=== Task to complete ===
Write out, exactly and only, the lines that run from the top of the records to the line with "($(gov.south)+(49.5,2.5)$) -- ($(circ.north)+(49,1)$);". Include both ends; exclude pictures.

=== Source records ===
***

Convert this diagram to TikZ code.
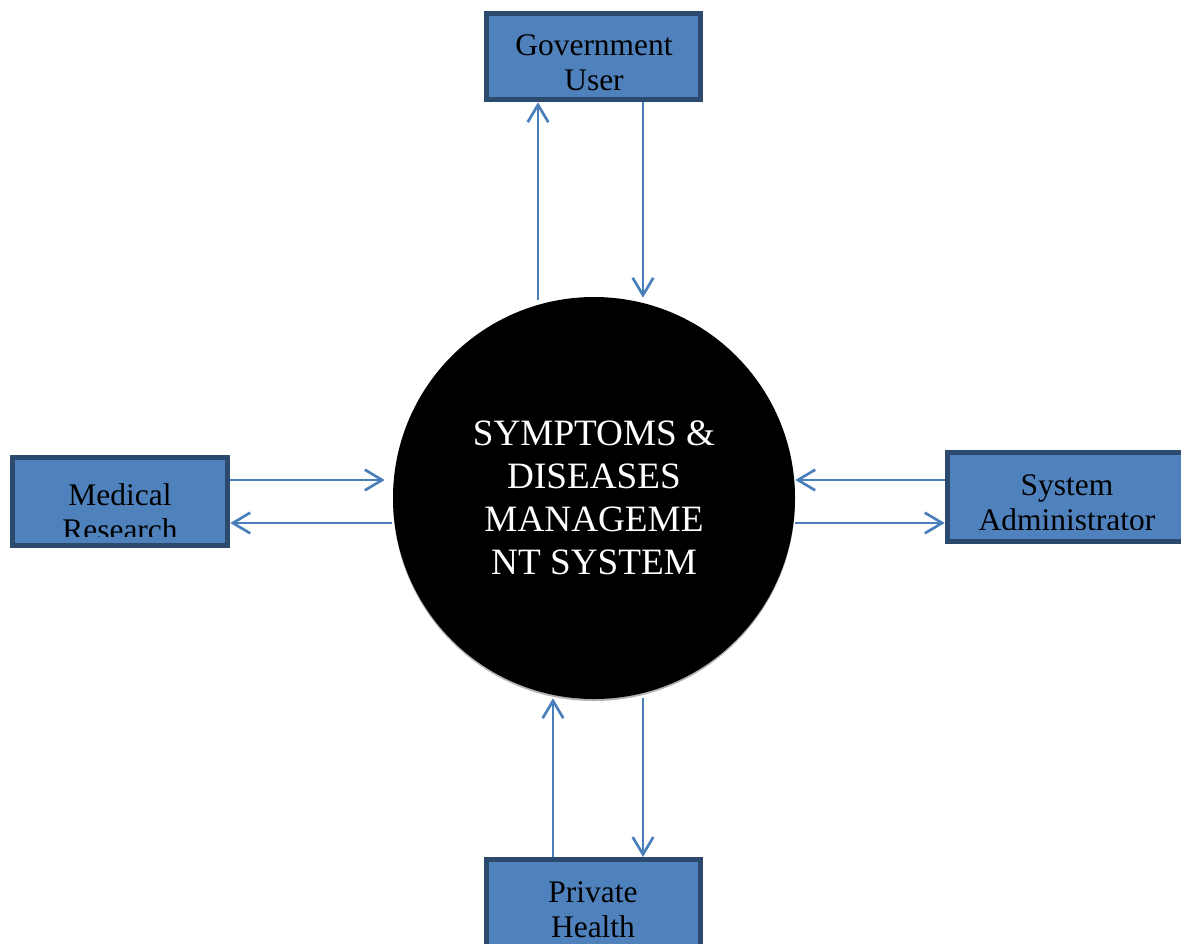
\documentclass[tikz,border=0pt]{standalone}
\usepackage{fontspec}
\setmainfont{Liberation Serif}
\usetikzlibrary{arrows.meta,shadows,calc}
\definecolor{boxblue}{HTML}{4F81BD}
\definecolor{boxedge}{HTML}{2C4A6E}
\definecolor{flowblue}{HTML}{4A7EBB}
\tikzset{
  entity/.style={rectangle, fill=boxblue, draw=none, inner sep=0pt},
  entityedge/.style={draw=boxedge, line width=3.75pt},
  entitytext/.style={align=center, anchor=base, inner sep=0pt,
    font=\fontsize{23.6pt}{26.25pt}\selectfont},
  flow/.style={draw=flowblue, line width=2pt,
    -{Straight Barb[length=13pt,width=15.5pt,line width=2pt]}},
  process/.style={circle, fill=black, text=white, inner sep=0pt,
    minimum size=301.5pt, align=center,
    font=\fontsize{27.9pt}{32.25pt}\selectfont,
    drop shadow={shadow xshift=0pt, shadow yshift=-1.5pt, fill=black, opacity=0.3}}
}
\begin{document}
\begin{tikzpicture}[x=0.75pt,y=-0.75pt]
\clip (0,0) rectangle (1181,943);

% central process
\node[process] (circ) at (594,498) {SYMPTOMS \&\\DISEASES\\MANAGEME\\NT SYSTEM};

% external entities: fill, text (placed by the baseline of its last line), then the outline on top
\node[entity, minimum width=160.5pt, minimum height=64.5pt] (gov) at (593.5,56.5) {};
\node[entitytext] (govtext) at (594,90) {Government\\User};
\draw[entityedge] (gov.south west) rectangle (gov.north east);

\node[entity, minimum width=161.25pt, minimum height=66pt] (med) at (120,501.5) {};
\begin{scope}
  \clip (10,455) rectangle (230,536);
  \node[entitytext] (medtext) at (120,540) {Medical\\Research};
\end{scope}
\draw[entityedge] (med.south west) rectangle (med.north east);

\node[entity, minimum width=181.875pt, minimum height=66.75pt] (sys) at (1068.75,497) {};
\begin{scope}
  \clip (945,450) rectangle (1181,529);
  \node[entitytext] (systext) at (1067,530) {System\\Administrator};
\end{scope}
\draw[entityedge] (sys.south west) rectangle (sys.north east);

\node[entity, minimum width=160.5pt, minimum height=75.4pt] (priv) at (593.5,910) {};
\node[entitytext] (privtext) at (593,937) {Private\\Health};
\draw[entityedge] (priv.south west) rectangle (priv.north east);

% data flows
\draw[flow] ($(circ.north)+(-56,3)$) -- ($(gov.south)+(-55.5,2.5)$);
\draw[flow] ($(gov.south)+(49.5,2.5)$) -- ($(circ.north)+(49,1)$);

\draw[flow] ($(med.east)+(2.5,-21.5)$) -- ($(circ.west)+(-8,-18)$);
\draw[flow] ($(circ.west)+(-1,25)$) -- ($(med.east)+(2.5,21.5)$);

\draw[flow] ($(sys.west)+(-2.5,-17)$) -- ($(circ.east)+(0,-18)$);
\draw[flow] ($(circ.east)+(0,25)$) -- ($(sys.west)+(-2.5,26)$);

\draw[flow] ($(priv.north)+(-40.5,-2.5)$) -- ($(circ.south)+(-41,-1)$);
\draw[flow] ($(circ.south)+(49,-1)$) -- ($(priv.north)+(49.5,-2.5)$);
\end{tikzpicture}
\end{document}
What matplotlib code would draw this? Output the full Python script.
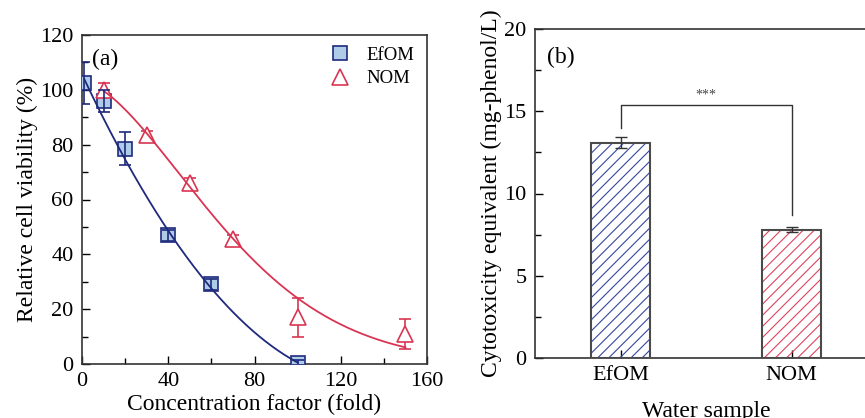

***

=== Result for this exercise ===
Convert this diagram to TikZ code.
\documentclass[tikz,border=0pt]{standalone}
\usepackage{fontspec}
\setmainfont{Liberation Serif}
\usetikzlibrary{arrows.meta,shadows,calc}
\definecolor{boxblue}{HTML}{4F81BD}
\definecolor{boxedge}{HTML}{2C4A6E}
\definecolor{flowblue}{HTML}{4A7EBB}
\tikzset{
  entity/.style={rectangle, fill=boxblue, draw=none, inner sep=0pt},
  entityedge/.style={draw=boxedge, line width=3.75pt},
  entitytext/.style={align=center, anchor=base, inner sep=0pt,
    font=\fontsize{23.6pt}{26.25pt}\selectfont},
  flow/.style={draw=flowblue, line width=2pt,
    -{Straight Barb[length=13pt,width=15.5pt,line width=2pt]}},
  process/.style={circle, fill=black, text=white, inner sep=0pt,
    minimum size=301.5pt, align=center,
    font=\fontsize{27.9pt}{32.25pt}\selectfont,
    drop shadow={shadow xshift=0pt, shadow yshift=-1.5pt, fill=black, opacity=0.3}}
}
\begin{document}
\begin{tikzpicture}[x=0.75pt,y=-0.75pt]
\clip (0,0) rectangle (1181,943);

% central process
\node[process] (circ) at (594,498) {SYMPTOMS \&\\DISEASES\\MANAGEME\\NT SYSTEM};

% external entities: fill, text (placed by the baseline of its last line), then the outline on top
\node[entity, minimum width=160.5pt, minimum height=64.5pt] (gov) at (593.5,56.5) {};
\node[entitytext] (govtext) at (594,90) {Government\\User};
\draw[entityedge] (gov.south west) rectangle (gov.north east);

\node[entity, minimum width=161.25pt, minimum height=66pt] (med) at (120,501.5) {};
\begin{scope}
  \clip (10,455) rectangle (230,536);
  \node[entitytext] (medtext) at (120,540) {Medical\\Research};
\end{scope}
\draw[entityedge] (med.south west) rectangle (med.north east);

\node[entity, minimum width=181.875pt, minimum height=66.75pt] (sys) at (1068.75,497) {};
\begin{scope}
  \clip (945,450) rectangle (1181,529);
  \node[entitytext] (systext) at (1067,530) {System\\Administrator};
\end{scope}
\draw[entityedge] (sys.south west) rectangle (sys.north east);

\node[entity, minimum width=160.5pt, minimum height=75.4pt] (priv) at (593.5,910) {};
\node[entitytext] (privtext) at (593,937) {Private\\Health};
\draw[entityedge] (priv.south west) rectangle (priv.north east);

% data flows
\draw[flow] ($(circ.north)+(-56,3)$) -- ($(gov.south)+(-55.5,2.5)$);
\draw[flow] ($(gov.south)+(49.5,2.5)$) -- ($(circ.north)+(49,1)$);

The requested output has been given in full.